STARS: Matthias Schoenaerts, Bruce Dern, Connie Britton
DIRECTOR: Laure de Clermont-Tonnerre
To buy into The Mustang means you gotta buy into the BLM's policy of rounding up thousands of wild horses in western states. Most of them will spend the rest of their lives in long-term holding facilities, while a relatively select few will be trained in a prison program that matches inmates up with horses to break them, train them, and make them presentable for auction--with some of the animals going on to a career in law enforcement and some going to the public. Personally, I think all horses should be wild and free. We should all be wild and free as well, running naked beside them. That's a Garden Of Eden scenario, but hey, I'm a throwback kinda guy.
So right off the bat, this was not going to be my kind of movie. It's extremely loud throughout a good portion of it--with loud rebellious horses...loud angry men...loud helicopters, etc.
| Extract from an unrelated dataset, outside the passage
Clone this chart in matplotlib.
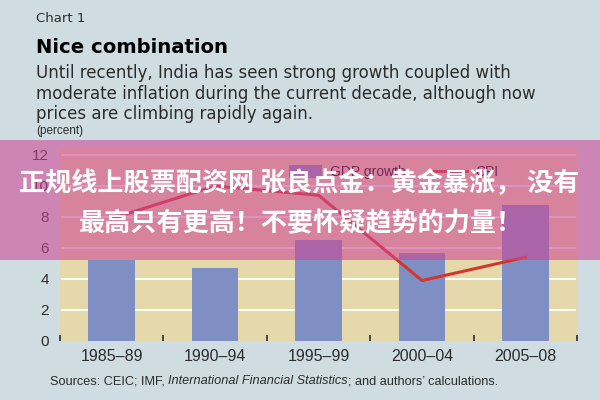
import matplotlib
matplotlib.use("Agg")
import matplotlib.pyplot as plt
import numpy as np
from matplotlib.patches import Rectangle, Patch
from matplotlib.lines import Line2D

plt.rcParams["font.family"] = ["Liberation Sans", "DejaVu Sans"]

periods = ["1985\u201389", "1990\u201394", "1995\u201399", "2000\u201304", "2005\u201308"]
gdp_growth = [5.2, 4.7, 6.5, 5.7, 8.8]
cpi = [7.9, 10.0, 9.4, 3.9, 5.4]
y_ticks = [0, 2, 4, 6, 8, 10, 12]

BG = "#cfdde3"
PLOT_BG = "#e5d8ab"
BAR_COLOR = "#7f8fc4"
LINE_COLOR = "#d3362a"
TEXT_DARK = "#2b2b2b"

fig = plt.figure(figsize=(6, 4), dpi=100, facecolor=BG)
ax = fig.add_axes([0.1, 0.1475, 0.862, 0.4825])
ax.set_facecolor(PLOT_BG)

x = np.arange(len(periods))
ax.bar(x, gdp_growth, width=0.45, color=BAR_COLOR, zorder=2)
ax.plot(x, cpi, color=LINE_COLOR, linewidth=2.2, zorder=3)

ax.set_xlim(-0.5, len(periods) - 0.5)
ax.set_ylim(0, 12.45)
ax.set_yticks(y_ticks)
ax.set_yticklabels([str(v) for v in y_ticks], fontsize=11, color=TEXT_DARK)
for v in y_ticks[1:]:
    ax.axhline(v, xmin=0.004, xmax=0.996, color="white", linewidth=1.3, zorder=1)

ax.set_xticks(x)
ax.set_xticklabels(periods, fontsize=11.5, color=TEXT_DARK)
ax.set_xticks(np.arange(len(periods) + 1) - 0.5, minor=True)
ax.tick_params(axis="x", which="major", length=0, pad=6)
ax.tick_params(axis="x", which="minor", direction="in", length=4, width=1.2, color=TEXT_DARK)
ax.tick_params(axis="y", length=0, pad=8)
for spine in ax.spines.values():
    spine.set_visible(False)

handles = [Patch(facecolor=BAR_COLOR), Line2D([0], [0], color=LINE_COLOR, linewidth=2.2)]
ax.legend(handles, ["GDP growth", "CPI"], loc="upper center", bbox_to_anchor=(0.645, 0.975),
          ncol=2, frameon=False, fontsize=10, handlelength=2.4, handleheight=1.0,
          handletextpad=0.6, columnspacing=2.0)

# header text
fig.text(0.06, 0.955, "Chart 1", fontsize=9.5, color=TEXT_DARK, va="center",
         family=["DejaVu Sans"])
fig.text(0.06, 0.882, "Nice combination", fontsize=14.1, fontweight="bold", color="black",
         va="center", family=["DejaVu Sans"])
subtitle = ["Until recently, India has seen strong growth coupled with",
            "moderate inflation during the current decade, although now",
            "prices are climbing rapidly again."]
for i, line in enumerate(subtitle):
    fig.text(0.06, 0.817 - i * 0.051, line, fontsize=12.0, color=TEXT_DARK, va="center",
             family=["DejaVu Sans"])
fig.text(0.06, 0.672, "(percent)", fontsize=8.5, color=TEXT_DARK, va="center")

# source line, pieces placed one after another
renderer = fig.canvas.get_renderer()
src_parts = [("Sources: CEIC; IMF, ", "normal"),
             ("International Financial Statistics", "italic"),
             ("; and authors\u2019 calculations.", "normal")]
x_pos = 0.083
for txt, st in src_parts:
    t = fig.text(x_pos, 0.047, txt, fontsize=9.2, style=st, color=TEXT_DARK, va="center")
    bb = t.get_window_extent(renderer=renderer)
    x_pos += bb.width / fig.bbox.width

# overlay banner
fig.patches.append(Rectangle((0, 0.35), 1, 0.30, transform=fig.transFigure,
                             facecolor="#cd4696", alpha=0.58, edgecolor="none", zorder=10))
banner_font = ["Noto Sans CJK SC", "DejaVu Sans"]
fig.text(0.498, 0.54, "正规线上股票配资网 张良点金：黄金暴涨， 没有", fontsize=18.8, fontweight="bold",
         color="white", ha="center", va="center", family=banner_font, zorder=11)
fig.text(0.502, 0.44, "最高只有更高！不要怀疑趋势的力量！", fontsize=18.8, fontweight="bold",
         color="white", ha="center", va="center", family=banner_font, zorder=11)

fig.savefig("out.png", dpi=100, facecolor=BG)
And it features a protagonist who's about as unsympathetic a character as you'll find. Roman (Matthias Schoenaerts) is an inmate at a Nevada prison with such extreme anger issues that he shouldn't be around anybody--man nor beast. But somehow he gets accepted into the horse training program run by crusty old wrangler Myles (Bruce Dern).
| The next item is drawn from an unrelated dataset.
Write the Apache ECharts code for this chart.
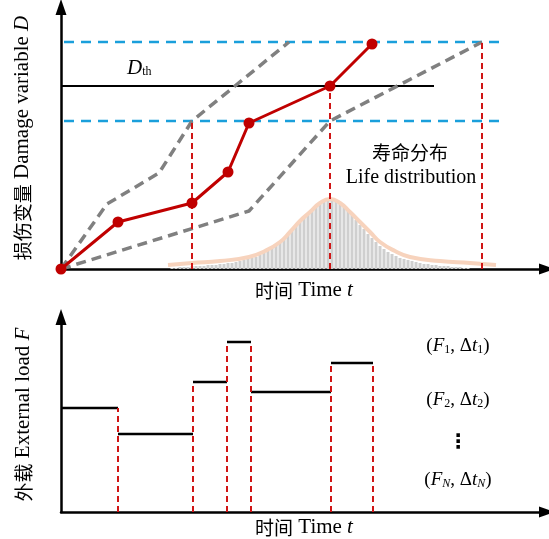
<!DOCTYPE html>
<html><head><meta charset="utf-8">
<script src="https://cdn.jsdelivr.net/npm/echarts@6/dist/echarts.min.js"></script>
<style>html,body{margin:0;padding:0;background:#fff}#c{width:549px;height:539px}</style>
</head><body><div id="c"></div>
<script>
// ---------- top panel: damage variable D vs time t ----------
const redPath    = [[0,0],[57,47],[131,66],[167,97],[188,146],[269,183],[311,225]];
const grayUpper  = [[0,0],[46,65],[98,96],[131,148],[228,227]];
const grayLower  = [[0,0],[188,58],[269,148],[421,227]];
const blueLevels = [227,148];
const blueRange  = [3,444];
const thresholdD = 183;
const thresholdRange = [0,373];
const topVerticalX = [131,269,421];
const topVerticalH = [148,183,227];
const lifeCurveX = [107,131,159,188,204,219,229,239,249,259,269,279,289,299,309,319,334,349,379,409,435];
const lifeCurveH = [4,6,8,12,18,27,37,48,57,66,70,66,57,47,37,27,18,12,8,6,4];
const histX = [111,115,119,123,127,131,135,139,143,147,151,155,159,163,167,171,175,179,183,187,191,195,199,203,207,211,215,219,223,227,231,235,239,243,247,251,255,259,263,267,271,275,279,283,287,291,295,299,303,307,311,315,319,323,327,331,335,339,343,347,351,355,359,363,367,371,375,379,383,387,391,395,399,403,407];
const histH = [1,1,2,2,2,3,3,3,3,4,4,4,5,5,6,6,7,8,9,10,11,12,14,16,18,21,24,27,31,35,39,43,47,51,55,59,62,65,67,68,68,67,65,62,58,54,49,44,40,35,31,27,23,20,17,15,13,11,10,9,8,7,6,5,5,4,4,3,3,3,2,2,2,1,1];

// ---------- bottom panel: external load F vs time t ----------
const loadStarts = [0,57,132,166,190,270];
const loadEnds   = [57,132,166,190,270,312];
const loadLevels = [104,78,130,170,120,149];
const loadEdgeX  = [57,132,166,190,270,312];
const loadEdgeH  = [104,130,170,170,149,149];

const serif = '"Liberation Serif","Times New Roman","Noto Sans CJK SC",serif';
const cjk = '"Noto Sans CJK SC",sans-serif';
const RED = '#c00000';

const chart = echarts.init(document.getElementById('c'));

function nameStyle(size){
  return {fontSize:size, color:'#000', fontFamily:serif,
    rich:{c:{fontFamily:cjk,fontSize:19,color:'#000'}, e:{fontFamily:serif,fontSize:size,color:'#000'}, i:{fontStyle:'italic',fontFamily:serif,fontSize:size,color:'#000'}}};
}
function axisX(gridIndex, name, gap){
  return {type:'value', gridIndex, min:0, max:486,
    axisLine:{show:true, onZero:false, symbol:['none','triangle'], symbolSize:[11,16], lineStyle:{color:'#000', width:2.5}},
    axisTick:{show:false}, axisLabel:{show:false}, splitLine:{show:false},
    name, nameLocation:'middle', nameGap:gap, nameTextStyle:nameStyle(21)
  };
}
function axisY(gridIndex, max, name, gap, size){
  return {type:'value', gridIndex, min:0, max,
    axisLine:{show:true, onZero:false, symbol:['none','triangle'], symbolSize:[11,16], lineStyle:{color:'#000', width:2.5}},
    axisTick:{show:false}, axisLabel:{show:false}, splitLine:{show:false},
    name, nameLocation:'middle', nameGap:gap, nameRotate:90, nameTextStyle:nameStyle(size)
  };
}

const series = [];
series.push({type:'bar', xAxisIndex:0, yAxisIndex:0, barWidth:3, silent:true, z:1,
  itemStyle:{color:'#cfcfcf'}, data: histX.map((x,i)=>[x,histH[i]])});
series.push({type:'line', xAxisIndex:0, yAxisIndex:0, smooth:0.5, symbol:'none', z:2,
  lineStyle:{color:'#f7d3bd', width:4}, data: lifeCurveX.map((x,i)=>[x,lifeCurveH[i]])});
blueLevels.forEach(v=>series.push({type:'line', xAxisIndex:0, yAxisIndex:0, symbol:'none', z:3,
  lineStyle:{color:'#1a9fdb', width:2.5, type:[10,7]}, data:[[blueRange[0],v],[blueRange[1],v]]}));
series.push({type:'line', xAxisIndex:0, yAxisIndex:0, symbol:'none', z:3,
  lineStyle:{color:'#000', width:2}, data:[[thresholdRange[0],thresholdD],[thresholdRange[1],thresholdD]]});
[grayUpper, grayLower].forEach(p=>series.push({type:'line', xAxisIndex:0, yAxisIndex:0, symbol:'none', z:4,
  lineStyle:{color:'#808080', width:3.5, type:[10,6]}, data:p}));
topVerticalX.forEach((x,i)=>series.push({type:'line', xAxisIndex:0, yAxisIndex:0, symbol:'none', z:5,
  lineStyle:{color:'#d01515', width:2, type:[6,4]}, data:[[x,0],[x,topVerticalH[i]]]}));
series.push({type:'line', xAxisIndex:0, yAxisIndex:0, symbol:'circle', symbolSize:11, z:6, clip:false,
  itemStyle:{color:RED}, lineStyle:{color:RED, width:3}, data:redPath});

loadStarts.forEach((s,i)=>series.push({type:'line', xAxisIndex:1, yAxisIndex:1, symbol:'none', z:4,
  lineStyle:{color:'#000', width:2.5}, data:[[s,loadLevels[i]],[loadEnds[i],loadLevels[i]]]}));
loadEdgeX.forEach((x,i)=>series.push({type:'line', xAxisIndex:1, yAxisIndex:1, symbol:'none', z:5,
  lineStyle:{color:'#d01515', width:2, type:[6,4]}, data:[[x,0],[x,loadEdgeH[i]]]}));

const subRich = {
  p:{fontFamily:serif, fontSize:19, color:'#000'},
  i:{fontFamily:serif, fontSize:19, fontStyle:'italic', color:'#000'},
  s:{fontFamily:serif, fontSize:12, color:'#000', padding:[8,0,0,0]},
  si:{fontFamily:serif, fontSize:12, fontStyle:'italic', color:'#000', padding:[8,0,0,0]}
};
function fLabel(y, sub, subStyle){
  return {type:'text', x:458, y, style:{text:'{p|(}{i|F}{'+subStyle+'|'+sub+'}{p|, Δ}{i|t}{'+subStyle+'|'+sub+'}{p|)}', rich:subRich, align:'center', verticalAlign:'middle'}};
}

chart.setOption({
  animation:false,
  grid:[{left:61, top:7, width:486, height:262, containLabel:false, outerBoundsMode:'none'},
        {left:61, top:317, width:486, height:195, containLabel:false, outerBoundsMode:'none'}],
  xAxis:[axisX(0,'{c|时间} Time {i|t}',11), axisX(1,'{c|时间} Time {i|t}',5)],
  yAxis:[axisY(0,262,'{c|损伤变量} Damage variable {i|D}',28,21), axisY(1,195,'{c|外载} External load {i|F}',27,21)],
  series,
  graphic:[
    {type:'text', x:127, y:68, style:{text:'{i|D}{s|th}', rich:{i:{fontFamily:serif,fontSize:21,fontStyle:'italic',color:'#000'}, s:{fontFamily:serif,fontSize:12,color:'#000',padding:[8,0,0,0]}}, verticalAlign:'middle'}},
    {type:'text', x:410, y:153, style:{text:'寿命分布', font:'19px "Noto Sans CJK SC"', fill:'#000', align:'center', verticalAlign:'middle'}},
    {type:'text', x:411, y:178, style:{text:'Life distribution', font:'20px "Liberation Serif"', fill:'#000', align:'center', verticalAlign:'middle'}},
    fLabel(346,'1','s'), fLabel(400,'2','s'),
    {type:'text', x:458, y:443, style:{text:'⋮', font:'bold 20px "DejaVu Sans"', fill:'#000', align:'center', verticalAlign:'middle'}},
    fLabel(480,'N','si')
  ]
});
</script></body></html>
What follows is a battle of wills between Roman and his horse--and as it says in the trailers: "Some horses you can break, and some you can't." It's a fairly predictable story of redemption for Roman, who finally comes around to showing his human side in an emotionally charged meeting with his young pregnant daughter--trying to make amends to her for his past misdeeds. The trouble with this character study is that it's only vaguely alluded to that he brutally beat his wife and daughter's mother and made her something of a vegetable, requiring long-term care. But we never learn what makes this ticking time bomb tick. There's no back story. Had we learned that Roman was also abused, as most abusers are, I could have felt something for him. As it is, he's just a loose cannon who gets into a fight with his horse...punching the horse, and getting trampled for it as his just desserts.
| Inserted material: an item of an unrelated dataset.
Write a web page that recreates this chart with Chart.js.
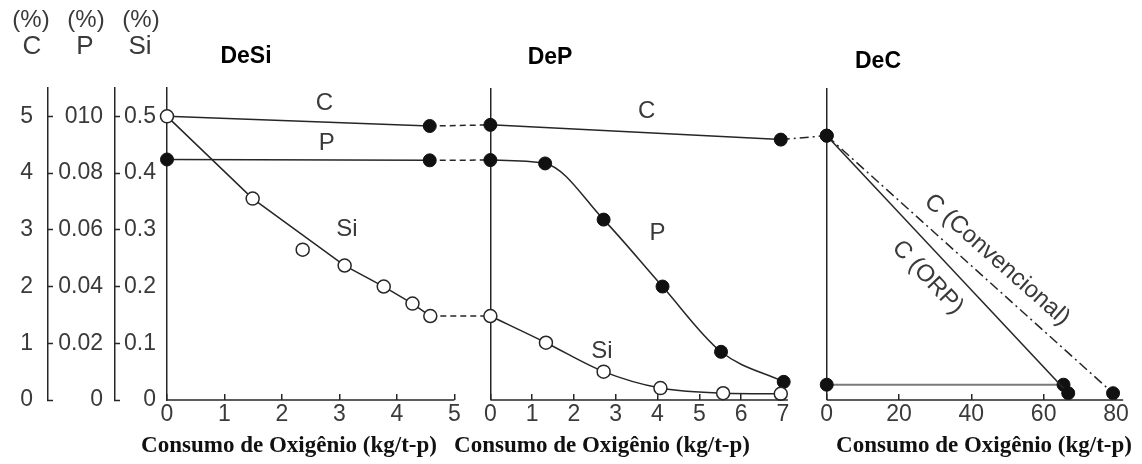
<!DOCTYPE html>
<html>
<head>
<meta charset="utf-8">
<title>DeSi / DeP / DeC</title>
<script src="https://cdn.jsdelivr.net/npm/chart.js@4.4.0/dist/chart.umd.min.js"></script>
<style>
  html, body { margin: 0; padding: 0; background: #fff; }
  #wrap { position: relative; width: 1142px; height: 464px; }
</style>
</head>
<body>
<div id="wrap"><canvas id="chart" width="1142" height="464"></canvas></div>
<script>
(function () {
    'use strict';

    // ── Data (C, P and Si in %, oxygen in kg/t-p) ────────────────────────────
    // DeSi
    var desiCX    = [0, 4.57];
    var desiC     = [5.0, 4.83];
    var desiPX    = [0, 4.57];
    var desiP     = [0.0848, 0.0845];
    var desiSiX   = [0, 1.49, 3.09, 3.77, 4.27, 4.58];
    var desiSi    = [0.50, 0.355, 0.237, 0.20, 0.17, 0.148];
    var desiSi2X  = [2.36];            // lone point off the Si curve
    var desiSi2   = [0.265];
    // DeP
    var depCX     = [0, 6.95];
    var depC      = [4.85, 4.59];
    var depPX     = [0, 1.31, 2.71, 4.12, 5.52, 7.02];
    var depP      = [0.0846, 0.0834, 0.0636, 0.040, 0.017, 0.0064];
    var depSiX    = [0, 1.33, 2.71, 4.07, 5.57, 6.95];
    var depSi     = [0.148, 0.101, 0.050, 0.021, 0.012, 0.011];
    // DeC
    var decOrpX   = [0, 66.8];
    var decOrp    = [4.66, 0.12];
    var decConvX  = [0, 79.2];
    var decConv   = [4.66, 0.12];
    var decEndX   = [0, 65.5];
    var decEnd    = [0.27, 0.27];

    // Tick values / labels
    var cTicks    = [0, 1, 2, 3, 4, 5];
    var cLabels   = ['0', '1', '2', '3', '4', '5'];
    var pTicks    = [0, 0.02, 0.04, 0.06, 0.08, 0.10];
    var pLabels   = ['0', '0.02', '0.04', '0.06', '0.08', '010'];
    var siTicks   = [0, 0.1, 0.2, 0.3, 0.4, 0.5];
    var siLabels  = ['0', '0.1', '0.2', '0.3', '0.4', '0.5'];
    var desiTicks = [0, 1, 2, 3, 4, 5];
    var depTicks  = [0, 1, 2, 3, 4, 5, 6, 7];
    var decTicks  = [0, 20, 40, 60, 80];

    var xTitle    = 'Consumo de Oxigênio (kg/t-p)';

    // ── Styles ───────────────────────────────────────────────────────────────
    var INK  = '#262626';
    var TXT  = '#3a3a3a';
    var SANS = "'Liberation Sans', Arial, sans-serif";
    var SERIF = "'Liberation Serif', 'Times New Roman', serif";
    var tickFont = { family: SANS, size: 23 };

    function pts(xs, ys) {
        return xs.map(function (x, i) { return { x: x, y: ys[i] }; });
    }
    function fixedTicks(values) {
        return function (scale) {
            scale.ticks = values.map(function (v) { return { value: v }; });
        };
    }

    function yAxis(ticks, labels, max, weight, width, pad, withTicks) {
        return {
            type: 'linear', position: 'left', weight: weight,
            min: 0, max: max,
            afterBuildTicks: fixedTicks(ticks),
            afterFit: function (s) { s.width = width; },
            border: { display: true, color: INK, width: 1.5 },
            grid: { drawOnChartArea: false, drawTicks: withTicks, tickLength: -5,
                    tickColor: INK, tickWidth: 1.5 },
            ticks: { font: tickFont, color: TXT, padding: pad,
                     callback: function (v, i) { return labels[i]; } }
        };
    }

    function xAxis(ticks, max, weight, zeroLine) {
        return {
            type: 'linear', position: 'bottom', stack: 'panels', stackWeight: weight,
            min: 0, max: max,
            afterBuildTicks: fixedTicks(ticks),
            afterFit: function (s) { s.height = 64; },
            border: { display: false },
            grid: {
                drawOnChartArea: zeroLine,
                color: function (c) {
                    return c.tick && c.tick.value === 0 ? INK : 'rgba(0,0,0,0)';
                },
                lineWidth: 1.5,
                tickLength: -6, tickColor: INK, tickWidth: 1.5
            },
            ticks: { font: tickFont, color: TXT, padding: 7, autoSkip: false, maxRotation: 0 }
        };
    }

    var filled = { pointRadius: 6.5, pointBackgroundColor: '#111', pointBorderColor: '#111',
                   pointBorderWidth: 1 };
    var open   = { pointRadius: 6.5, pointBackgroundColor: '#fff', pointBorderColor: INK,
                   pointBorderWidth: 1.5 };

    function series(label, xId, yId, data, marker, extra) {
        var ds = { label: label, xAxisID: xId, yAxisID: yId, data: data,
                   borderColor: INK, borderWidth: 1.5, clip: false, tension: 0 };
        Object.keys(marker).forEach(function (k) { ds[k] = marker[k]; });
        Object.keys(extra || {}).forEach(function (k) { ds[k] = extra[k]; });
        return ds;
    }

    // ── Dashed links between panels ──────────────────────────────────────────
    var links = [
        ['DeSi C',  'DeP C',  [6, 4]],
        ['DeSi P',  'DeP P',  [6, 4]],
        ['DeSi Si', 'DeP Si', [6, 4]],
        ['DeP C',   'DeC ORP', [9, 4, 2, 4]]
    ];
    function metaByLabel(chart, label) {
        var idx = chart.data.datasets.findIndex(function (d) { return d.label === label; });
        return chart.getDatasetMeta(idx);
    }
    var linkPlugin = {
        id: 'links',
        beforeDatasetsDraw: function (chart) {
            var ctx = chart.ctx;
            ctx.save();
            ctx.strokeStyle = INK;
            ctx.lineWidth = 1.5;
            links.forEach(function (l) {
                var a = metaByLabel(chart, l[0]).data;
                var b = metaByLabel(chart, l[1]).data;
                var p = a[a.length - 1], q = b[0];
                ctx.setLineDash(l[2]);
                ctx.beginPath();
                ctx.moveTo(p.x, p.y);
                ctx.lineTo(q.x, q.y);
                ctx.stroke();
            });
            ctx.restore();
        }
    };

    // ── Bottom axis lines (each panel ends just past its last tick) ──────────
    var axisEnds = { x1: 5, x2: 7.12, x3: 82 };
    var axisLinePlugin = {
        id: 'axisLines',
        afterDatasetsDraw: function (chart) {
            var ctx = chart.ctx;
            var y = chart.scales.yC.getPixelForValue(0);
            ctx.save();
            ctx.strokeStyle = INK;
            ctx.lineWidth = 1.5;
            Object.keys(axisEnds).forEach(function (id) {
                var s = chart.scales[id];
                ctx.beginPath();
                ctx.moveTo(s.getPixelForValue(0), y);
                ctx.lineTo(s.getPixelForValue(axisEnds[id]), y);
                ctx.stroke();
            });
            ctx.restore();
        }
    };

    // ── Text: curve labels in data space, headers / titles on the page ───────
    var curveLabels = [   // text, x axis, x, C-scale y, rotation (deg)
        ['C',  'x1', 2.74, 5.23, 0],
        ['P',  'x1', 2.78, 4.52, 0],
        ['Si', 'x1', 3.13, 3.00, 0],
        ['C',  'x2', 3.74, 5.09, 0],
        ['P',  'x2', 4.00, 2.94, 0],
        ['Si', 'x2', 2.67, 0.86, 0],
        ['C (Convencional)', 'x3', 47.1, 2.47, 41.5],
        ['C (ORP)',          'x3', 27.9, 2.16, 46.5]
    ];
    var pageLabels = [    // text, x, y, font, colour
        ['(%)', 31, 20, '24px ' + SANS, TXT],
        ['(%)', 86, 20, '24px ' + SANS, TXT],
        ['(%)', 141, 20, '24px ' + SANS, TXT],
        ['C',  32, 47, '26px ' + SANS, TXT],
        ['P',  85, 47, '26px ' + SANS, TXT],
        ['Si', 140, 47, '26px ' + SANS, TXT],
        ['DeSi', 246, 57, 'bold 23px ' + SANS, '#000'],
        ['DeP',  550, 58, 'bold 23px ' + SANS, '#000'],
        ['DeC',  878, 62, 'bold 23px ' + SANS, '#000'],
        [xTitle, 289, 446, 'bold 23px ' + SERIF, '#111'],
        [xTitle, 602, 446, 'bold 23px ' + SERIF, '#111'],
        [xTitle, 984, 446, 'bold 23px ' + SERIF, '#111']
    ];
    var textPlugin = {
        id: 'texts',
        afterDraw: function (chart) {
            var ctx = chart.ctx;
            ctx.save();
            ctx.textAlign = 'center';
            ctx.textBaseline = 'middle';
            ctx.font = '24px ' + SANS;
            ctx.fillStyle = TXT;
            curveLabels.forEach(function (t) {
                var px = chart.scales[t[1]].getPixelForValue(t[2]);
                var py = chart.scales.yC.getPixelForValue(t[3]);
                ctx.save();
                ctx.translate(px, py);
                ctx.rotate(t[4] * Math.PI / 180);
                ctx.fillText(t[0], 0, 0);
                ctx.restore();
            });
            pageLabels.forEach(function (t) {
                ctx.font = t[3];
                ctx.fillStyle = t[4];
                ctx.fillText(t[0], t[1], t[2]);
            });
            ctx.restore();
        }
    };

    new Chart(document.getElementById('chart'), {
        type: 'line',
        data: {
            datasets: [
                series('DeSi Si', 'x1', 'ySi', pts(desiSiX, desiSi), open),
                series('DeSi Si2', 'x1', 'ySi', pts(desiSi2X, desiSi2), open, { showLine: false }),
                series('DeSi C', 'x1', 'yC', pts(desiCX, desiC), filled, { pointRadius: [0, 6.5] }),
                series('DeSi P', 'x1', 'yP', pts(desiPX, desiP), filled),
                series('DeP Si', 'x2', 'ySi', pts(depSiX, depSi), open, { cubicInterpolationMode: 'monotone' }),
                series('DeP C', 'x2', 'yC', pts(depCX, depC), filled),
                series('DeP P', 'x2', 'yP', pts(depPX, depP), filled, { cubicInterpolationMode: 'monotone' }),
                series('DeC ORP', 'x3', 'yC', pts(decOrpX, decOrp), filled),
                series('DeC Conv', 'x3', 'yC', pts(decConvX, decConv), filled, { borderDash: [10, 4, 2, 4] }),
                series('DeC end', 'x3', 'yC', pts(decEndX, decEnd), filled, { borderColor: '#7a7a7a', borderWidth: 2 })
            ]
        },
        options: {
            responsive: false,
            animation: false,
            layout: { padding: { top: 88, left: 0, right: 15, bottom: 0 } },
            plugins: { legend: { display: false }, tooltip: { enabled: false } },
            scales: {
                yC:  yAxis(cTicks,  cLabels,  5.5,  3, 48, 20, true),
                yP:  yAxis(pTicks,  pLabels,  0.11, 2, 67, 17, true),
                ySi: yAxis(siTicks, siLabels, 0.55, 1, 52, 11, false),
                x1:  xAxis(desiTicks, 5.625, 324, false),
                x2:  xAxis(depTicks, 8.05, 337, true),
                x3:  xAxis(decTicks, 82, 297, true)
            }
        },
        plugins: [linkPlugin, axisLinePlugin, textPlugin]
    });
})();
</script>
</body>
</html>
Bruce Dern is in his element here as the curmudgeonly old horse trainer who keeps giving Roman second chances. Schoenaerts is convincing--maybe too convincing--in his role. If I'm going to be totally objective, I have to acknowledge that The Mustang is a very well made film in terms of acting, cinematography, realism, and so on. But personally, I didn't enjoy it. This film rips your heart out, and not in a kind or gentle way. It's sad for the horses, because they're not wild and free. It's sad for the inmates, because they're wild but not free. But the real life program The Mustang is based on reportedly has had a transformative effect on many men when they are reintegrated into society.
Grade: B -
As a consummate lover of horse movies from Thunderhead (1945) to Black Stallion (1979) to Seabiscuit (2003), I was not disappointed with The Mustang. In fact, I was blown away by the story, the cinematography and most especially Matthias Schoenaerts' performance.
Have you ever watched an actor that you're unfamiliar with and, after seeing him, feel compelled to look up every film he's ever been in? Such was the case with me and Matthias Schoenaerts. A few weeks back, I watched a 2014 film titled A Little Chaos on Netflix. About King Louis XIV's chief landscape architect played by Schoenaerts, who falls in love with a commoner (Kate Winslet) hired to help design a lavish garden at Versailles. I was so moved by Schoenaerts' acting that I had to find out more about him. I didn't remember him in The Danish Girl(small part) and his other films were ones I hadn't seen – or didn't remember seeing. (Rust and Bone,Bullhead, Red Sparrow). Life went on and I soon forgot all about this Belgian-born hunk.
Until I saw Mustang.
If this film had been released closer to Oscar nominating season, I'd bet my last euro Schoenaerts would be up for a Best Actor award. And if they gave those gold statuettes to animals, I'd cast my vote for Marcus the Mustang. I was also impressed by female director Laure de Clermont-Tonnerre's handling of this very male movie. Last but not least, I applaud Ruben Impens' brilliant cinematography. The aerial shots at the beginning were breath-taking as well as emotionally heart-wrenching.
So what didn't I like? The secondary plot about drugs and nasty cellies was, for me, a cliche and totally unnecessary. When there's an animal in a film, who cares about secondary plots? The Mustang is not for everyone. But if you decide to see it, I guarantee it will make a lasting impression on you.